There have always been disparities between the countries of each REC. Apart from the common purpose that unites them; they have never looked for a collective solution to their problems especially the external debt burden. Meanwhile, the problem of debt is similar in all countries. United these countries would constitute a very strong force. The problem of debt would be dealt with by debtor cartels. Countries of the region would be able, as a bloc, to negotiate with bilateral donors to cancel unpayable, odious and illegitimate debts. Regional integration creates the platform for collective bargaining by debtor countries with the north and in international fora that is generally lacking but is very important for reducing debts and relaxing their terms and conditionalities.

A common currency would make foreign investment more attractive in the region of any REC, particularly when it became convertible; and the examples of other experiences in Francophone Africa and Europe are positive.

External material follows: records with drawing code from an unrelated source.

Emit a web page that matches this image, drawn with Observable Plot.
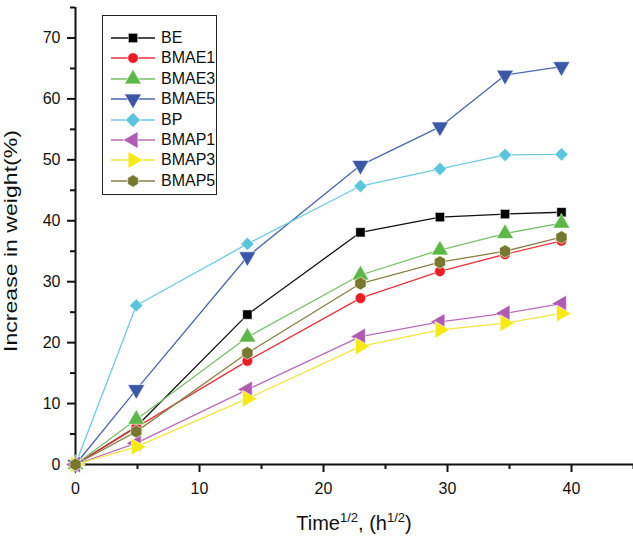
<!DOCTYPE html>
<html>
<head>
<meta charset="utf-8">
<script src="https://cdn.jsdelivr.net/npm/d3@7"></script>
<script src="https://cdn.jsdelivr.net/npm/@observablehq/plot@0.6"></script>
<style>
  html, body { margin: 0; padding: 0; background: #fff; }
  #wrap { position: relative; width: 633px; height: 539px; font-family: "Liberation Sans", Arial, sans-serif; }
  #legend { position: absolute; left: 102px; top: 15px; width: 115px; height: 180px; border: 1.5px solid #222; background: #fff; box-sizing: border-box; }
  .row { position: absolute; left: 0; height: 20px; display: flex; align-items: center; }
  .row span { font-size: 16px; color: #111; margin-left: 4px; }
</style>
</head>
<body>
<div id="wrap"><div id="legend"></div></div>
<script>
// ---- data ----
const times = [0, 4.9, 13.86, 22.98, 29.39, 34.64, 39.19];
const seriesNames = ["BE", "BMAE1", "BMAE3", "BMAE5", "BP", "BMAP1", "BMAP3", "BMAP5"];
const BE    = [0, 6.2, 24.6, 38.1, 40.6, 41.1, 41.4];
const BMAE1 = [0, 6.1, 17.0, 27.3, 31.7, 34.5, 36.7];
const BMAE3 = [0, 7.4, 20.9, 31.1, 35.2, 37.9, 39.6];
const BMAE5 = [0, 12.3, 34.1, 49.1, 55.4, 63.9, 65.3];
const BP    = [0, 26.1, 36.2, 45.7, 48.5, 50.8, 50.9];
const BMAP1 = [0, 3.5, 12.3, 21.0, 23.4, 24.8, 26.4];
const BMAP3 = [0, 2.9, 10.8, 19.4, 22.1, 23.2, 24.8];
const BMAP5 = [0, 5.4, 18.3, 29.7, 33.2, 35.0, 37.3];
const xTicks = [0, 10, 20, 30, 40];
const yTicks = [0, 10, 20, 30, 40, 50, 60, 70];

// ---- styles ----
const values = [BE, BMAE1, BMAE3, BMAE5, BP, BMAP1, BMAP3, BMAP5];
const styles = [
  {color: "#000000", line: "#111111", symbol: "square", rotate: 0, r: 5.3},
  {color: "#ec1c24", line: "#e8333a", symbol: "circle", rotate: 0, r: 5.3},
  {color: "#5db947", line: "#76c266", symbol: "triangle", rotate: 0, r: 6.3},
  {color: "#3a57a8", line: "#4a66b0", symbol: "triangle", rotate: 180, r: 6.3},
  {color: "#5bc5de", line: "#6ccbe0", symbol: "diamond2", rotate: 0, r: 6.0},
  {color: "#b05bb0", line: "#b86cb8", symbol: "triangle", rotate: -90, r: 6.3},
  {color: "#f7ea12", line: "#f3e63a", symbol: "triangle", rotate: 90, r: 6.3},
  {color: "#777a2e", line: "#8a8048", symbol: "hexagon", rotate: 0, r: 5.6}
];

const series = seriesNames.map((name, k) => ({
  name, style: styles[k],
  data: times.map((t, i) => ({series: name, t, v: values[k][i]}))
}));

const seriesMarks = series.flatMap(s => [
  Plot.line(s.data, {x: "t", y: "v", stroke: s.style.line, strokeWidth: 1.3}),
  Plot.dot(s.data, {x: "t", y: "v", symbol: s.style.symbol, rotate: s.style.rotate, r: s.style.r,
    fill: s.style.color, stroke: "#fff", strokeWidth: 0.6})
]);

const chart = Plot.plot({
  width: 633,
  height: 539,
  marginLeft: 75,
  marginRight: 0,
  marginTop: 7,
  marginBottom: 75,
  style: {fontFamily: "'Liberation Sans', Arial, sans-serif", fontSize: "16px", color: "#111", background: "#fff", overflow: "visible"},
  x: {domain: [0, 45]},
  y: {domain: [0, 75]},
  marks: [
    Plot.axisX(xTicks, {tickSize: 8, tickPadding: 10, strokeWidth: 2, label: null}),
    Plot.axisX([5, 15, 25, 35, 45], {tickSize: 5, strokeWidth: 2, fill: "none", label: null}),
    Plot.axisY(yTicks, {tickSize: 8, tickPadding: 7, strokeWidth: 2, label: null}),
    Plot.axisY([5, 15, 25, 35, 45, 55, 65, 75], {tickSize: 5, strokeWidth: 2, fill: "none", label: null}),
    Plot.ruleX([0], {strokeWidth: 2}),
    Plot.ruleY([0], {strokeWidth: 2}),
    ...seriesMarks
  ]
});

document.getElementById("wrap").prepend(chart);

// axis titles (with superscripts)
const svg = d3.select(chart);
const xt = svg.append("text")
  .attr("x", 354).attr("y", 530)
  .attr("text-anchor", "middle")
  .attr("font-size", 20).attr("fill", "#111");
xt.append("tspan").text("Time");
xt.append("tspan").attr("font-size", 13).attr("dy", -8).text("1/2");
xt.append("tspan").attr("dy", 8).text(", (h");
xt.append("tspan").attr("font-size", 13).attr("dy", -8).text("1/2");
xt.append("tspan").attr("dy", 8).text(")");

svg.append("text")
  .attr("transform", "translate(17,241) rotate(-90)")
  .attr("text-anchor", "middle")
  .attr("font-size", 18).attr("fill", "#111")
  .attr("textLength", 222).attr("lengthAdjust", "spacingAndGlyphs")
  .text("Increase in weight(%)");

// legend
const legend = d3.select("#legend");
const symTypes = {square: d3.symbolSquare, circle: d3.symbolCircle, triangle: d3.symbolTriangle,
  diamond2: d3.symbolSquare, hexagon: null};
series.forEach((s, k) => {
  const row = legend.append("div").attr("class", "row").style("top", (12 + k * 20.4) + "px").style("left", "8px");
  const g = row.append("svg").attr("width", 46).attr("height", 20);
  g.append("line").attr("x1", 0).attr("x2", 44).attr("y1", 10).attr("y2", 10)
    .attr("stroke", s.style.line).attr("stroke-width", 1.3);
  const area = Math.PI * s.style.r * s.style.r;
  let path;
  if (s.style.symbol === "hexagon") {
    const rr = s.style.r * 1.1;
    path = d3.range(6).map(i => { const a = Math.PI / 3 * i + Math.PI / 6; return [rr * Math.cos(a), rr * Math.sin(a)]; });
    path = "M" + path.map(p => p.join(",")).join("L") + "Z";
  } else {
    path = d3.symbol(symTypes[s.style.symbol], area)();
  }
  const rot = s.style.symbol === "diamond2" ? 45 : s.style.rotate;
  g.append("path").attr("d", path).attr("transform", `translate(22,10) rotate(${rot})`)
    .attr("fill", s.style.color).attr("stroke", "#fff").attr("stroke-width", 0.6);
  row.append("span").text(s.name);
});
</script>
</body>
</html>
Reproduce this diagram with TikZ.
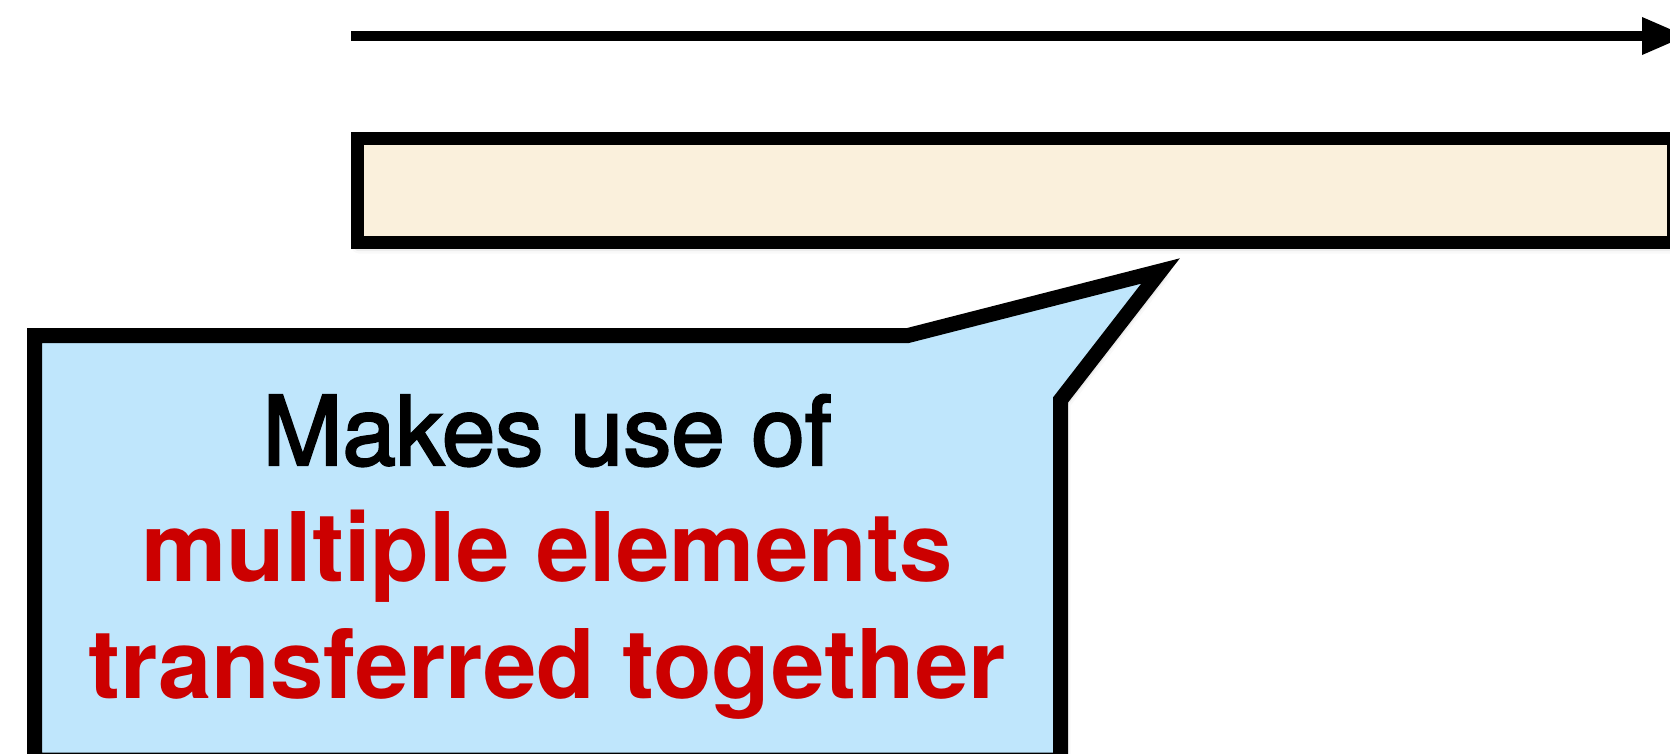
\documentclass[tikz,border=0pt]{standalone}
\usepackage{fontspec}
\setmainfont{TeX Gyre Heros}
\newfontfamily\heavyheros[FakeBold=2.5]{TeX Gyre Heros}
\usetikzlibrary{arrows.meta,shadows.blur}
\definecolor{cream}{RGB}{250,240,220}
\definecolor{calloutblue}{RGB}{191,230,252}
\definecolor{hired}{RGB}{204,0,0}
\begin{document}
\begin{tikzpicture}[x=0.5pt,y=-0.5pt,
  softshadow/.style={blur shadow={shadow xshift=1pt, shadow yshift=-1.5pt, shadow blur radius=4pt, shadow opacity=40}},
  timeline/.style={line width=4.8pt, -{Triangle[length=22.5pt,width=17.5pt]}},
  barbox/.style={draw=black, line width=6.5pt, fill=cream, softshadow},
  callout/.style={draw=black, line width=7.5pt, fill=calloutblue, line join=miter, softshadow},
  plaintext/.style={anchor=base, inner sep=0pt, font=\fontsize{48}{58}\selectfont\heavyheros},
  redtext/.style={anchor=base, inner sep=0pt, text=hired, font=\fontsize{48}{58}\selectfont\bfseries}
]
\useasboundingbox (0,0) rectangle (1670,754);
\clip (0,0) rectangle (1670,754);
% timeline arrow
\coordinate (tstart) at (351,36);
\coordinate (tend) at (1687,36);
\draw[timeline] (tstart) -- (tend);
% bar
\coordinate (barNW) at (357,138.5);
\coordinate (barSE) at (1673,242.5);
\path[barbox] (barNW) rectangle (barSE);
% callout
\coordinate (cNW) at (34.5,335.5);
\coordinate (cNotch) at (908,335.5);
\coordinate (cTip) at (1160.5,271);
\coordinate (cKnee) at (1060.5,400);
\coordinate (cSE) at (1060.5,760);
\coordinate (cSW) at (34.5,760);
\path[callout] (cNW) -- (cNotch) -- (cTip) -- (cKnee) -- (cSE) -- (cSW) -- cycle;
% texts
\node[plaintext] (t1) at (547,465) {Makes use of};
\node[redtext] (t2) at (547,581.5) {multiple elements};
\node[redtext] (t3) at (547,698) {transferred together};
\end{tikzpicture}
\end{document}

Some of the conditions appropriate to the introduction of a common currency are balanced economic structures (GDP deficit, external account, rate of debt, or inflation etc.) across the zone, a more diversified regional economy, disposal of a minimum quantity of international currencies by the central bank of the zone to enable it to protect the future common currency in the exchange market and a decision on whether the future currency will be linked to another international currency in the short run or be independent and flexible.

Regional economic communities need to promote sustainable development and debt reduction by taking advantage of the numerous opportunities to integrate their subregion’s markets for goods, services and capital to other sectors of the economy, to promote closer cooperation in all other sectors both economic and social, to coordinate monetary, fiscal and exchange rate policies of member states and to promote monetary intervention, among other things.

Existence of a regional monetary authority, or a common development bank is needed to finance regional and national projects in each REC, to assist in the integration process and to reduce economic disparities between the member countries. The problem of each REC member state clamouring to get a regional project could be solved by introduction of such a development bank.

Regional integration affects the savings of member countries that have a direct bearing on the debt levels. Cooperation in banking, insurance and social insurance can reinforce financial mobilisation. More importantly, the process warrants the harmonisation of interest rates that increases the savings rate and lowers indebtedness. Given the mobility of capital from one country to another, the savings rate can even be increased in a poor country. Within this framework, investment risks are reduced and opportunities created for large-scale injection of capital into a region.

African integration process has always been government-led, but it does not need to be monopolized by governments. Where Africa has been regrettably lacking is the failure to bring the people on board, and motivate and mobilized them. Informal trade in which the majority of Africa’s people are involved in has a role in regionalism and debt amelioration.